Perhaps these approaches exemplify the approach that dubstep should now be taking - dropping the blind belief that dubstep is still the way forward for garage, and instead watching for hints and suggestions from the scene proper - new directions, incomplete stories, unexplored by-ways - and exploiting these to the fullest. What's nice about The Bug is the sense that Kevin Martin on the one hand clearly loves current dancehall, and yet knows that the best way for him to express that appreciation is allowing it to inform his own quite distinct approach to music.
To say that the best thing dubstep can do right now is become entirely parasitic in a similar fashion is not as much an indictment as it may seem - Basement Jaxx become more parasitic all the time, and are all the better for it.
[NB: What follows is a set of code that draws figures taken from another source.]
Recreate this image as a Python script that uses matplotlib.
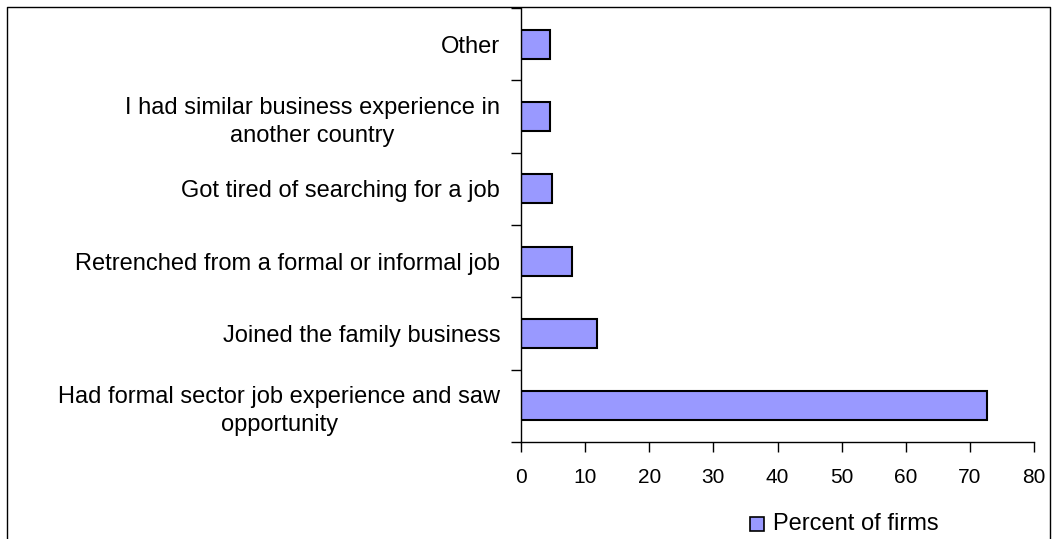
import matplotlib
matplotlib.use("Agg")
import matplotlib.pyplot as plt
from matplotlib.patches import Rectangle
from matplotlib.lines import Line2D

categories = [
    "Had formal sector job experience and saw\nopportunity",
    "Joined the family business",
    "Retrenched from a formal or informal job",
    "Got tired of searching for a job",
    "I had similar business experience in\nanother country",
    "Other",
]
percent_of_firms = [72.7, 11.9, 7.9, 4.8, 4.5, 4.5]
x_ticks = [0, 10, 20, 30, 40, 50, 60, 70, 80]
series_name = "Percent of firms"

plt.rcParams["font.family"] = ["Liberation Sans", "DejaVu Sans"]

W, H, DPI = 1052, 539, 100
fig = plt.figure(figsize=(W / DPI, H / DPI), dpi=DPI)

# plot area in pixel coordinates
left, right, top, bottom = 521, 1034, 8, 442
ax = fig.add_axes([left / W, 1 - bottom / H, (right - left) / W, (bottom - top) / H])

pos = list(range(len(categories)))
ax.barh(pos, percent_of_firms, height=0.4, color="#9999FF",
        edgecolor="black", linewidth=1.5, label=series_name)

ax.set_xlim(0, 80)
ax.set_ylim(-0.5, len(categories) - 0.5)
ax.set_xticks(x_ticks)
ax.set_xticklabels([str(t) for t in x_ticks], fontsize=15)

# category boundaries carry the ticks, labels sit between them
ax.set_yticks([p - 0.5 for p in pos] + [len(categories) - 0.5])
ax.set_yticklabels([])
ax.set_yticks(pos, minor=True)
ax.set_yticklabels(categories, minor=True, fontsize=17, multialignment="center",
                   linespacing=1.35)
ax.tick_params(axis="y", which="minor", length=0, pad=15)
ax.tick_params(axis="y", which="major", length=7, width=1, direction="out")
ax.tick_params(axis="x", length=7, width=1, direction="out", pad=12)

for s in ["top", "right"]:
    ax.spines[s].set_visible(False)
for s in ["left", "bottom"]:
    ax.spines[s].set_color("black")
    ax.spines[s].set_linewidth(1.0)

# outer chart frame (open at the bottom)
frame = Line2D([7 / W, 7 / W, 1050 / W, 1050 / W],
               [0, 1 - 7 / H, 1 - 7 / H, 0],
               transform=fig.transFigure, color="black", linewidth=1.0)
fig.add_artist(frame)

# legend
fig.add_artist(Rectangle((750 / W, 1 - 531 / H), 14 / W, 14 / H,
                         transform=fig.transFigure, facecolor="#9999FF",
                         edgecolor="black", linewidth=1.2))
fig.text(773 / W, 1 - 524 / H, series_name, fontsize=17, va="center", ha="left")

fig.savefig("out.png", dpi=DPI)
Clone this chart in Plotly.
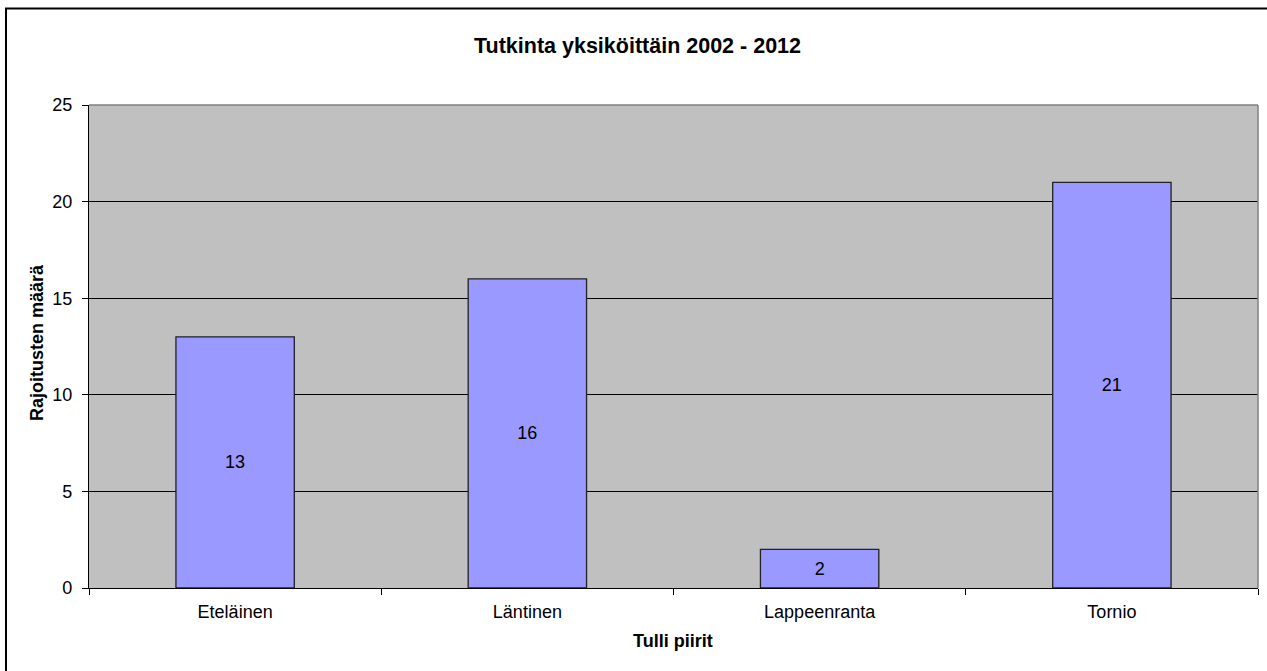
import plotly.graph_objects as go

# District data
districts = ["Eteläinen", "Läntinen", "Lappeenranta", "Tornio"]
counts = [13, 16, 2, 21]
y_ticks = [0, 5, 10, 15, 20, 25]

FONT = "Liberation Sans, Arial, sans-serif"

# plot-area geometry in pixels
L, R, T, B = 89, 1258, 105, 588
W, H = R - L, B - T


def px_x(x):
    return (x - L) / W


def px_y(y):
    return (B - y) / H


fig = go.Figure(
    go.Bar(
        x=districts,
        y=counts,
        marker=dict(color="#9999FF", line=dict(color="#222222", width=1.3)),
        text=[str(c) for c in counts],
        textposition="inside",
        insidetextanchor="middle",
        textangle=0,
        textfont=dict(family=FONT, size=18, color="#000000"),
        width=0.405,
        hoverinfo="skip",
    )
)

fig.update_layout(
    width=1267,
    height=671,
    margin=dict(l=L, r=1267 - R, t=T, b=671 - B),
    paper_bgcolor="#FFFFFF",
    plot_bgcolor="#C0C0C0",
    font=dict(family=FONT, size=18, color="#000000"),
    showlegend=False,
    xaxis=dict(
        type="category",
        tickson="boundaries",
        ticks="outside",
        ticklen=6,
        tickcolor="#000000",
        showline=True,
        linecolor="#000000",
        linewidth=1.3,
        showgrid=False,
        tickfont=dict(size=18),
        ticklabelstandoff=7,
    ),
    yaxis=dict(
        range=[0, 25],
        tickvals=y_ticks,
        ticks="outside",
        ticklen=6,
        tickcolor="#000000",
        showline=True,
        linecolor="#000000",
        linewidth=1.3,
        showgrid=True,
        gridcolor="#000000",
        gridwidth=1,
        zeroline=False,
        tickfont=dict(size=18),
        ticklabelstandoff=6,
    ),
    annotations=[
        dict(
            text="<b>Tutkinta yksiköittäin 2002 - 2012</b>",
            xref="paper", yref="paper",
            x=px_x(637), y=px_y(46),
            xanchor="center", yanchor="middle",
            showarrow=False,
            font=dict(size=21.5, family=FONT, color="#000000"),
        ),
        dict(
            text="<b>Tulli piirit</b>",
            xref="paper", yref="paper",
            x=px_x(673), y=px_y(641),
            xanchor="center", yanchor="middle",
            showarrow=False,
            font=dict(size=18, family=FONT, color="#000000"),
        ),
        dict(
            text="<b>Rajoitusten määrä</b>",
            xref="paper", yref="paper",
            x=px_x(37), y=px_y(343),
            xanchor="center", yanchor="middle",
            textangle=-90,
            showarrow=False,
            font=dict(size=18, family=FONT, color="#000000"),
        ),
    ],
    shapes=[
        # plot-area frame (top and right edges)
        dict(type="line", xref="paper", yref="paper", x0=0, x1=1, y0=1, y1=1,
             line=dict(color="#808080", width=1.5), layer="above"),
        dict(type="line", xref="paper", yref="paper", x0=1, x1=1, y0=0, y1=1,
             line=dict(color="#808080", width=1.5), layer="above"),
        # outer chart border
        dict(type="rect", xref="paper", yref="paper",
             x0=px_x(6), x1=1.2, y0=-0.3, y1=px_y(8.5),
             line=dict(color="#000000", width=2), fillcolor="rgba(0,0,0,0)",
             layer="below"),
    ],
)

fig.write_html("out.html")
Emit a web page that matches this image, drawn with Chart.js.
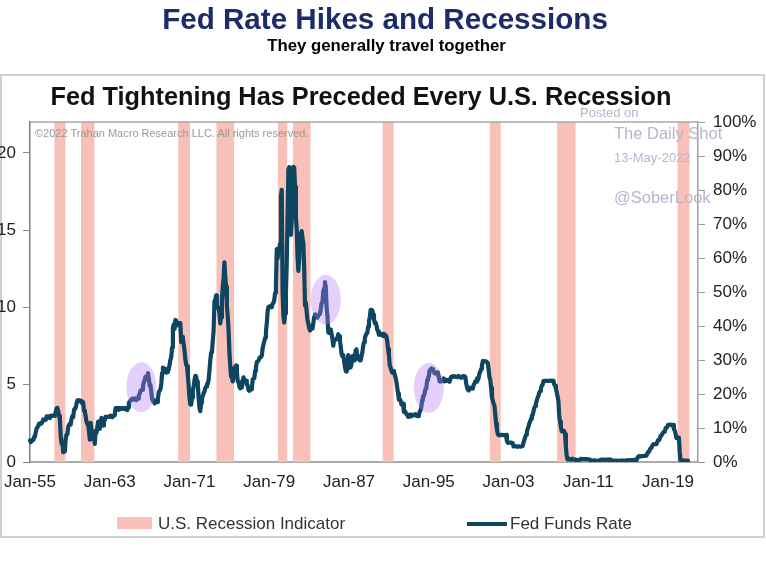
<!DOCTYPE html>
<html><head><meta charset="utf-8">
<script src="https://cdn.jsdelivr.net/npm/chart.js@4.4.0/dist/chart.umd.min.js"></script>
<style>
html,body{margin:0;padding:0;background:#fff;}
#wrap{position:relative;width:766px;height:574px;overflow:hidden;font-family:"Liberation Sans",Arial,sans-serif;}
#frame{position:absolute;left:0;top:74px;width:761px;height:460px;border:2px solid #d0d0d0;}
#c{position:absolute;left:0;top:0;}
.t{position:absolute;white-space:nowrap;line-height:1;}
.wm{color:#b3b7cc;}
</style></head><body>
<div id="wrap">
<div id="frame"></div>
<canvas id="c" width="766" height="574"></canvas>
<div class="t" style="left:0;width:770px;text-align:center;top:4px;font-weight:bold;font-size:29.6px;color:#1c2c6b;">Fed Rate Hikes and Recessions</div>
<div class="t" style="left:0;width:773px;text-align:center;top:38px;font-weight:bold;font-size:16.8px;color:#000;">They generally travel together</div>
<div class="t" style="left:0;width:722px;text-align:center;top:84px;font-weight:bold;font-size:25.3px;color:#111;">Fed Tightening Has Preceded Every U.S. Recession</div>
<div class="t" style="left:35px;top:128px;font-size:11px;color:#999;">©2022 Trahan Macro Research LLC. All rights reserved.</div>
<div class="t wm" style="left:580px;top:106px;font-size:13px;">Posted on</div>
<div class="t wm" style="left:614px;top:125px;font-size:16.5px;">The Daily Shot</div>
<div class="t wm" style="left:614px;top:151px;font-size:13px;">13-May-2022</div>
<div class="t wm" style="left:614px;top:189px;font-size:16.5px;">@SoberLook</div>
<div style="position:absolute;left:117px;top:517px;width:35px;height:12px;background:#f8c0b8;"></div>
<div class="t" style="left:158px;top:515px;font-size:17px;color:#333;">U.S. Recession Indicator</div>
<div style="position:absolute;left:467px;top:522px;width:40px;height:4px;background:#0e4561;"></div>
<div class="t" style="left:510px;top:515px;font-size:17px;color:#333;">Fed Funds Rate</div>
</div>
<script>
const startYear = 1955;
const lastLabel = '2022-01';
const monthNames = ['Jan','Feb','Mar','Apr','May','Jun','Jul','Aug','Sep','Oct','Nov','Dec'];
const xTickLabels = ['Jan-55','Jan-63','Jan-71','Jan-79','Jan-87','Jan-95','Jan-03','Jan-11','Jan-19'];

// Monthly effective fed funds rate, Jan-1955 .. Jan-2021 (one row per year)
const fedFundsRate = [
1.39,1.29,1.35,1.43,1.43,1.64,1.68,1.96,2.18,2.24,2.35,2.48,
2.45,2.50,2.50,2.62,2.75,2.71,2.75,2.73,2.95,2.96,2.88,2.94,
2.84,3.00,2.96,3.00,3.00,3.00,2.99,3.24,3.47,3.50,3.28,2.98,
2.72,1.67,1.20,1.26,0.63,0.93,0.68,1.53,1.76,1.80,2.27,2.42,
2.48,2.43,2.80,2.96,2.90,3.39,3.47,3.50,3.76,3.98,4.00,3.99,
3.99,3.97,3.84,3.92,3.85,3.32,3.23,2.98,2.60,2.47,2.44,1.98,
1.45,2.54,2.02,1.49,1.98,1.73,1.17,2.00,1.88,2.26,2.62,2.33,
2.15,2.37,2.85,2.78,2.36,2.68,2.71,2.93,2.90,2.90,2.94,2.93,
2.92,3.00,2.98,2.90,3.00,2.99,3.02,3.49,3.48,3.50,3.48,3.38,
3.48,3.48,3.43,3.47,3.50,3.50,3.42,3.50,3.45,3.36,3.52,3.85,
3.90,3.98,4.04,4.09,4.10,4.04,4.09,4.12,4.01,4.08,4.10,4.32,
4.42,4.60,4.65,4.67,4.90,5.17,5.30,5.53,5.40,5.53,5.76,5.40,
4.94,5.00,4.53,4.05,3.94,3.98,3.79,3.90,3.99,3.88,4.13,4.51,
4.61,4.71,5.05,5.76,6.11,6.07,6.02,6.03,5.78,5.91,5.82,6.02,
6.30,6.61,6.79,7.41,8.67,8.90,8.61,9.19,9.15,9.00,8.85,8.97,
8.98,8.98,7.76,8.10,7.95,7.61,7.21,6.61,6.29,6.20,5.60,4.90,
4.14,3.72,3.71,4.16,4.63,4.91,5.31,5.57,5.55,5.20,4.91,4.14,
3.50,3.29,3.83,4.17,4.27,4.46,4.55,4.80,4.87,5.04,5.06,5.33,
5.94,6.58,7.09,7.12,7.84,8.49,10.40,10.50,10.78,10.01,10.03,9.95,
9.65,8.97,9.35,10.51,11.31,11.93,12.92,12.01,11.34,10.06,9.45,8.53,
7.13,6.24,5.54,5.49,5.22,5.55,6.10,6.14,6.24,5.82,5.22,5.20,
4.87,4.77,4.84,4.82,5.29,5.48,5.31,5.29,5.25,5.02,4.95,4.65,
4.61,4.68,4.69,4.73,5.35,5.39,5.42,5.90,6.14,6.47,6.51,6.56,
6.70,6.78,6.79,6.89,7.36,7.60,7.81,8.04,8.45,8.96,9.76,10.03,
10.07,10.06,10.09,10.01,10.24,10.29,10.47,10.94,11.43,13.77,13.18,13.78,
13.82,14.13,17.19,17.61,10.98,9.47,9.03,9.61,10.87,12.81,15.85,18.90,
19.08,15.93,14.70,15.72,18.52,19.10,19.04,17.82,15.87,15.08,13.31,12.37,
13.22,14.78,14.68,14.94,14.45,14.15,12.59,10.12,10.31,9.71,9.20,8.95,
8.68,8.51,8.77,8.80,8.63,8.98,9.37,9.56,9.45,9.48,9.34,9.47,
9.56,9.59,9.91,10.29,10.32,11.06,11.23,11.64,11.30,9.99,9.43,8.38,
8.35,8.50,8.58,8.27,7.97,7.53,7.88,7.90,7.92,7.99,8.05,8.27,
8.14,7.86,7.48,6.99,6.85,6.92,6.56,6.17,5.89,5.85,6.04,6.91,
6.43,6.10,6.13,6.37,6.85,6.73,6.58,6.73,7.22,7.29,6.69,6.77,
6.83,6.58,6.58,6.87,7.09,7.51,7.75,8.01,8.19,8.30,8.35,8.76,
9.12,9.36,9.85,9.84,9.81,9.53,9.24,8.99,9.02,8.84,8.55,8.45,
8.23,8.24,8.28,8.26,8.18,8.29,8.15,8.13,8.20,8.11,7.81,7.31,
6.91,6.25,6.12,5.91,5.78,5.90,5.82,5.66,5.45,5.21,4.81,4.43,
4.03,4.06,3.98,3.73,3.82,3.76,3.25,3.30,3.22,3.10,3.09,2.92,
3.02,3.03,3.07,2.96,3.00,3.04,3.06,3.03,3.09,2.99,3.02,2.96,
3.05,3.25,3.34,3.56,4.01,4.25,4.26,4.47,4.73,4.76,5.29,5.45,
5.53,5.92,5.98,6.05,6.01,6.00,5.85,5.74,5.80,5.76,5.80,5.60,
5.56,5.22,5.31,5.22,5.24,5.27,5.40,5.22,5.30,5.24,5.31,5.29,
5.25,5.19,5.39,5.51,5.50,5.56,5.52,5.54,5.54,5.50,5.52,5.50,
5.56,5.51,5.49,5.45,5.49,5.56,5.54,5.55,5.51,5.07,4.83,4.68,
4.63,4.76,4.81,4.74,4.74,4.76,4.99,5.07,5.22,5.20,5.42,5.30,
5.45,5.73,5.85,6.02,6.27,6.53,6.54,6.50,6.52,6.51,6.51,6.40,
5.98,5.49,5.31,4.80,4.21,3.97,3.77,3.65,3.07,2.49,2.09,1.82,
1.73,1.74,1.73,1.75,1.75,1.75,1.73,1.74,1.75,1.75,1.34,1.24,
1.24,1.26,1.25,1.26,1.26,1.22,1.01,1.03,1.01,1.01,1.00,0.98,
1.00,1.01,1.00,1.00,1.00,1.03,1.26,1.43,1.61,1.76,1.93,2.16,
2.28,2.50,2.63,2.79,3.00,3.04,3.26,3.50,3.62,3.78,4.00,4.16,
4.29,4.49,4.59,4.79,4.94,4.99,5.24,5.25,5.25,5.25,5.25,5.24,
5.25,5.26,5.26,5.25,5.25,5.25,5.26,5.02,4.94,4.76,4.49,4.24,
3.94,2.98,2.61,2.28,1.98,2.00,2.01,2.00,1.81,0.97,0.39,0.16,
0.15,0.22,0.18,0.15,0.18,0.21,0.16,0.16,0.15,0.12,0.12,0.12,
0.11,0.13,0.16,0.20,0.20,0.18,0.18,0.19,0.19,0.19,0.19,0.18,
0.17,0.16,0.14,0.10,0.09,0.09,0.07,0.10,0.08,0.07,0.08,0.07,
0.08,0.10,0.13,0.14,0.16,0.16,0.16,0.13,0.14,0.16,0.16,0.16,
0.14,0.15,0.14,0.15,0.11,0.09,0.09,0.08,0.08,0.09,0.08,0.09,
0.07,0.07,0.08,0.09,0.09,0.10,0.09,0.09,0.09,0.09,0.09,0.12,
0.11,0.11,0.11,0.12,0.12,0.13,0.13,0.14,0.14,0.12,0.12,0.24,
0.34,0.38,0.36,0.37,0.37,0.38,0.39,0.40,0.40,0.40,0.41,0.54,
0.65,0.66,0.79,0.90,0.91,1.04,1.15,1.16,1.15,1.15,1.16,1.30,
1.41,1.42,1.51,1.69,1.70,1.82,1.91,1.91,1.95,2.19,2.20,2.27,
2.40,2.40,2.41,2.42,2.39,2.38,2.40,2.13,2.04,1.83,1.55,1.55,
1.55,1.58,0.65,0.05,0.05,0.08,0.09,0.10,0.09,0.09,0.09,0.09,
0.09
];

// Recession indicator periods (start month, end month) as shaded in the picture
const recessionPeriods = [
  ['1957-08','1958-06'], ['1960-04','1961-05'], ['1970-01','1970-12'],
  ['1973-11','1975-05'], ['1980-01','1980-09'], ['1981-07','1983-01'],
  ['1990-07','1991-05'], ['2001-04','2002-02'], ['2008-01','2009-08'],
  ['2020-02','2021-01']
];

// Highlighted tightening episodes (month, rate level at centre)
const highlightPoints = [['1966-03', 4.85], ['1984-09', 10.5], ['1995-01', 4.8]];

// Build monthly category labels
const monthLabels = [];
for (let y = startYear; ; y++) {
  let done = false;
  for (let m = 1; m <= 12; m++) {
    const lab = y + '-' + String(m).padStart(2, '0');
    monthLabels.push(lab);
    if (lab === lastLabel) { done = true; break; }
  }
  if (done) break;
}
const rateData = monthLabels.map((l, i) => i < fedFundsRate.length ? fedFundsRate[i] : null);
const recessionData = monthLabels.map(l => recessionPeriods.some(([s, e]) => l >= s && l <= e) ? 100 : null);

const lineColor = '#0e4561';
const extras = {
  id: 'extras',
  afterDatasetsDraw(chart) {
    const { ctx, chartArea: a, scales } = chart;
    ctx.save();
    ctx.fillStyle = 'rgba(180,120,245,0.35)';
    highlightPoints.forEach(([lab, v]) => {
      const x = scales.x.getPixelForValue(monthLabels.indexOf(lab));
      const y = scales.y.getPixelForValue(v);
      ctx.beginPath(); ctx.ellipse(x, y, 15, 25, 0, 0, Math.PI * 2); ctx.fill();
    });
    ctx.strokeStyle = '#a8a8a8'; ctx.lineWidth = 1.5;
    ctx.beginPath(); ctx.moveTo(a.left, a.top); ctx.lineTo(a.right, a.top); ctx.stroke();
    ctx.restore();
  }
};

const tickFont = { family: '"Liberation Sans", Arial, sans-serif', size: 17 };
new Chart(document.getElementById('c'), {
  type: 'line',
  data: {
    labels: monthLabels,
    datasets: [
      { type: 'line', label: 'Fed Funds Rate', data: rateData, yAxisID: 'y', borderColor: lineColor,
        borderWidth: 4.2, pointRadius: 0, tension: 0, order: 1, borderJoinStyle: 'round', borderCapStyle: 'round' },
      { type: 'bar', label: 'U.S. Recession Indicator', data: recessionData, yAxisID: 'y1',
        backgroundColor: '#f8c0b8', borderWidth: 0, barThickness: 2, order: 2 }
    ]
  },
  options: {
    responsive: false, animation: false, devicePixelRatio: 1,
    layout: { padding: { top: 122, bottom: 70, left: 0, right: 0 } },
    plugins: { legend: { display: false }, tooltip: { enabled: false }, title: { display: false } },
    scales: {
      x: {
        type: 'category', offset: false,
        grid: { display: false },
        border: { display: true, color: '#ababab', width: 2 },
        ticks: {
          autoSkip: false, maxRotation: 0, minRotation: 0, padding: 2, color: '#222', font: tickFont,
          callback(value) {
            const lab = this.getLabelForValue(value);
            const [yy, mm] = lab.split('-');
            const s = monthNames[+mm - 1] + '-' + yy.slice(2);
            return xTickLabels.includes(s) ? s : null;
          }
        },
        afterFit(s) { s.height = 42; }
      },
      y: {
        position: 'left', min: 0, max: 22,
        grid: { display: true, drawOnChartArea: false, drawTicks: true, tickLength: 7, color: '#888' },
        border: { display: true, color: '#808080', width: 1.5 },
        ticks: { stepSize: 5, includeBounds: false, padding: 7, color: '#222', font: tickFont },
        afterFit(s) { s.width = 30; }
      },
      y1: {
        position: 'right', min: 0, max: 100,
        grid: { display: true, drawOnChartArea: false, drawTicks: true, tickLength: 7, color: '#999' },
        border: { display: true, color: '#a0a0a0', width: 1.5 },
        ticks: { stepSize: 10, padding: 8, color: '#222', font: tickFont, callback: v => v + '%' },
        afterFit(s) { s.width = 68; }
      }
    }
  },
  plugins: [extras]
});
</script>
</body></html>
Not every such relationship leads to a Squarepusher-style misrecognition of the host scene's fundamental qualities, and if dubstep can keep half an eye on the dancefloor whilst running with these discarded threads, its future might not be so dim afterall.
...Sadly, the grim procession of Horsepower Productions' "Voodoo Spell" would seem to confirm my worst fears - a repetitive doom-steppa that is almost indistinguishable from '98 era Optical/Jonny L-style neurofunk, except at a draggier tempo; its "edgy" thump-beat reminiscent of Menta's "Ramp" but with all the fun, energy and real menace surgically extracted in favour of myopic abstraction. Whither the frisky zest of "Pimp Flavours" etc? Just listening to this track feels like running down a tunnel and into a dead end.